GLBT people live all over this country, including 'red states'. Many of us grew up in locales like Houston and Texas and have mad love for them. It gives us the impetus and the incentive to want to stay, fight and do the work to make them better, more progressive places to live.

And in many cases, because we 'red staters' have organized Christohaters in our midst that hate all of us GLBT peeps equally, we're better organized politically and as a community than you 'blue staters' to work in an intersectional manner.

We red staters have to have all hands on deck efforts in many cases just to keep our passed civil rights from being rolled back in referenda or restricted in the first place.

We don't have time to engage in the internecine warfare that roils some GLBT communities in blue states, and as we painfully found out in Houston in the early 80's, the only people we hurt when we do engage in it is ourselves.

Annise's election also sends the message that just because you are a GLBT red state resident, it doesn't disqualify you from serving in your city council, your county commission, your city's mayor's chair, your school board or your state house as long as you are open and honest about your life.

It's time for qualified GLBT peeps in red and blue states to dream big and aim higher politically.

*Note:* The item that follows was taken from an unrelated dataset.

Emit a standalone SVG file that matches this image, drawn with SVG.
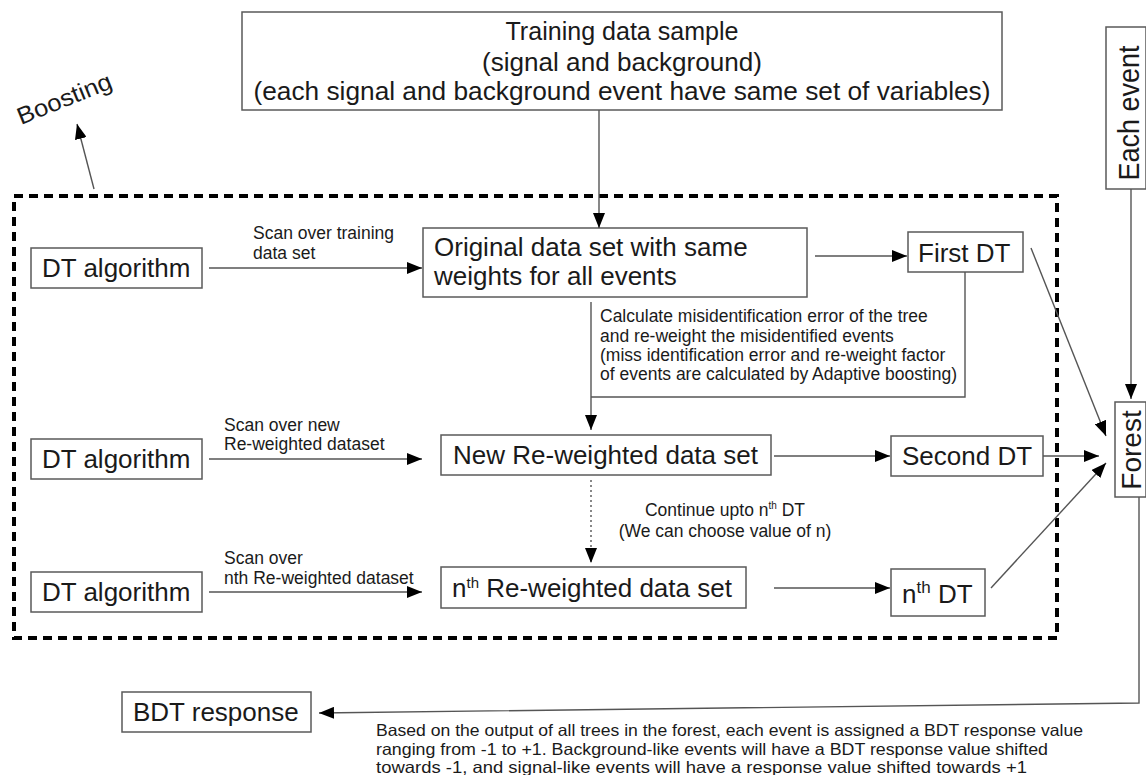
<svg xmlns="http://www.w3.org/2000/svg" width="1146" height="775" viewBox="0 0 1146 775">
<style>
.box{fill:#fff;stroke:#5a5a5a;stroke-width:1.5}
.ln{stroke:#555;stroke-width:1.4;fill:none}
.t{font-family:"Liberation Sans",Arial,sans-serif;fill:#1a1a1a}
.big{font-size:26px}
.sm{font-size:17.5px}
.xs{font-size:17.5px}
.note{font-size:16.5px}
</style>
<defs>
<marker id="ah" markerUnits="userSpaceOnUse" markerWidth="16" markerHeight="12" refX="15" refY="6" orient="auto">
<path d="M0,0 L15,6 L0,12 z" fill="#000"/>
</marker>
</defs>
<rect width="1146" height="775" fill="#fff"/>

<g id="boosting-frame">
<rect x="14" y="196" width="1043" height="442" fill="none" stroke="#000" stroke-width="4" stroke-dasharray="9 6"/>
</g>

<g id="training">
<rect class="box" x="242" y="12" width="760" height="98"/>
<text class="t big" x="622" y="40" text-anchor="middle" textLength="233" lengthAdjust="spacingAndGlyphs">Training data sample</text>
<text class="t big" x="622" y="71" text-anchor="middle" textLength="280" lengthAdjust="spacingAndGlyphs">(signal and background)</text>
<text class="t big" x="622" y="100" text-anchor="middle" textLength="737" lengthAdjust="spacingAndGlyphs">(each signal and background event have same set of variables)</text>
</g>

<g id="boosting-label">
<text class="t" font-size="24" textLength="100" lengthAdjust="spacingAndGlyphs" transform="translate(21,125) rotate(-22)">Boosting</text>
</g>

<g id="dt1"><rect class="box" x="31" y="248" width="171" height="40"/><text class="t big" x="42" y="277">DT algorithm</text></g>
<g id="dt2"><rect class="box" x="31" y="439" width="171" height="40"/><text class="t big" x="42" y="468">DT algorithm</text></g>
<g id="dt3"><rect class="box" x="31" y="572" width="171" height="40"/><text class="t big" x="42" y="601">DT algorithm</text></g>

<g id="original"><rect class="box" x="423" y="228" width="384" height="69"/>
<text class="t big" x="434" y="256">Original data set with same</text>
<text class="t big" x="434" y="285">weights for all events</text></g>

<g id="first-dt"><rect class="box" x="908" y="232" width="115" height="40"/><text class="t big" x="918" y="262">First DT</text></g>

<g id="new-rw"><rect class="box" x="441" y="435" width="330" height="40"/><text class="t big" x="453" y="464">New Re-weighted data set</text></g>
<g id="second-dt"><rect class="box" x="891" y="436" width="152" height="40"/><text class="t big" x="902" y="465">Second DT</text></g>

<g id="nth-rw"><rect class="box" x="441" y="567" width="305" height="41"/><text class="t big" x="452" y="597">n<tspan font-size="15" dy="-9">th</tspan><tspan dy="9"> Re-weighted data set</tspan></text></g>
<g id="nth-dt"><rect class="box" x="891" y="569" width="94" height="47"/><text class="t big" x="902" y="603">n<tspan font-size="17" dy="-10">th</tspan><tspan dy="10"> DT</tspan></text></g>

<g id="each-event"><rect class="box" x="1106" y="27" width="40" height="162"/><text class="t" font-size="30" text-anchor="middle" textLength="135" lengthAdjust="spacingAndGlyphs" transform="translate(1139,113) rotate(-90)">Each event</text></g>
<g id="forest"><rect class="box" x="1115" y="402" width="31" height="95"/><text class="t" font-size="28" text-anchor="middle" transform="translate(1141,450) rotate(-90)">Forest</text></g>

<g id="bdt"><rect class="box" x="122" y="692" width="189" height="40"/><text class="t big" x="133" y="721">BDT response</text></g>

<g id="labels">
<text class="t sm" x="253" y="239">Scan over training</text>
<text class="t sm" x="253" y="259">data set</text>
<text class="t sm" x="224" y="431">Scan over new</text>
<text class="t sm" x="224" y="450">Re-weighted dataset</text>
<text class="t sm" x="224" y="564">Scan over</text>
<text class="t sm" x="224" y="584">nth Re-weighted dataset</text>
<text class="t sm" x="600" y="322">Calculate misidentification error of the tree</text>
<text class="t sm" x="600" y="342">and re-weight the misidentified events</text>
<text class="t sm" x="600" y="361">(miss identification error and re-weight factor</text>
<text class="t sm" x="600" y="380">of events are calculated by Adaptive boosting)</text>
<text class="t xs" x="725" y="516" text-anchor="middle">Continue upto n<tspan font-size="10" dy="-7">th</tspan><tspan dy="7"> DT</tspan></text>
<text class="t xs" x="725" y="537" text-anchor="middle">(We can choose value of n)</text>
<text class="t note" x="376" y="736" textLength="707" lengthAdjust="spacingAndGlyphs">Based on the output of all trees in the forest, each event is assigned a BDT response value</text>
<text class="t note" x="376" y="755" textLength="672" lengthAdjust="spacingAndGlyphs">ranging from -1 to +1. Background-like events will have a BDT response value shifted</text>
<text class="t note" x="376" y="773" textLength="651" lengthAdjust="spacingAndGlyphs">towards -1, and signal-like events will have a response value shifted towards +1</text>
</g>

<g id="connectors">
<line class="ln" x1="599" y1="110" x2="599" y2="228" marker-end="url(#ah)"/>
<line class="ln" x1="94" y1="189" x2="77" y2="124" marker-end="url(#ah)"/>
<line class="ln" x1="209" y1="268" x2="422" y2="268" marker-end="url(#ah)"/>
<line class="ln" x1="209" y1="459" x2="422" y2="459" marker-end="url(#ah)"/>
<line class="ln" x1="209" y1="592" x2="422" y2="592" marker-end="url(#ah)"/>
<line class="ln" x1="815" y1="256" x2="907" y2="256" marker-end="url(#ah)"/>
<line class="ln" x1="591" y1="302" x2="591" y2="430" marker-end="url(#ah)"/>
<polyline class="ln" points="965,272 965,397 591,397"/>
<line class="ln" x1="591" y1="480" x2="591" y2="563" stroke-dasharray="2 3" marker-end="url(#ah)"/>
<line class="ln" x1="774" y1="456" x2="890" y2="456" marker-end="url(#ah)"/>
<line class="ln" x1="774" y1="588" x2="890" y2="588" marker-end="url(#ah)"/>
<line class="ln" x1="1031" y1="248" x2="1106" y2="436" marker-end="url(#ah)"/>
<line class="ln" x1="1043" y1="456" x2="1099" y2="456" marker-end="url(#ah)"/>
<line class="ln" x1="991" y1="588" x2="1106" y2="463" marker-end="url(#ah)"/>
<line class="ln" x1="1131" y1="189" x2="1131" y2="399" marker-end="url(#ah)"/>
<polyline class="ln" points="1139,497 1139,703 319,713" marker-end="url(#ah)"/>
</g>
</svg>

Ray Hill, the dean of the Houston GLBT activist community, said this in the Houston Chronicle about Annise's win. “For me, it means 43 years of hard work has finally paid off. “For Houston, it means we have finally reached the point where being gay cannot be used as a wedge issue to divide the community and prevent us from reaching our aspirations. Annise Parker is not our mayor — she is the city's mayor.”

Damned right she is. She represents 2.2 million people, not just Montrose.

But I can't help still seeing at times the person I met at the Houston trans community's Unity Dinner and smiling about it.

It is going to be so cool to see Annise on January 1 standing in the Wortham Center once again standing next to Kathy, holding up her right hand, but this time taking the oath as the 61st mayor of Houston.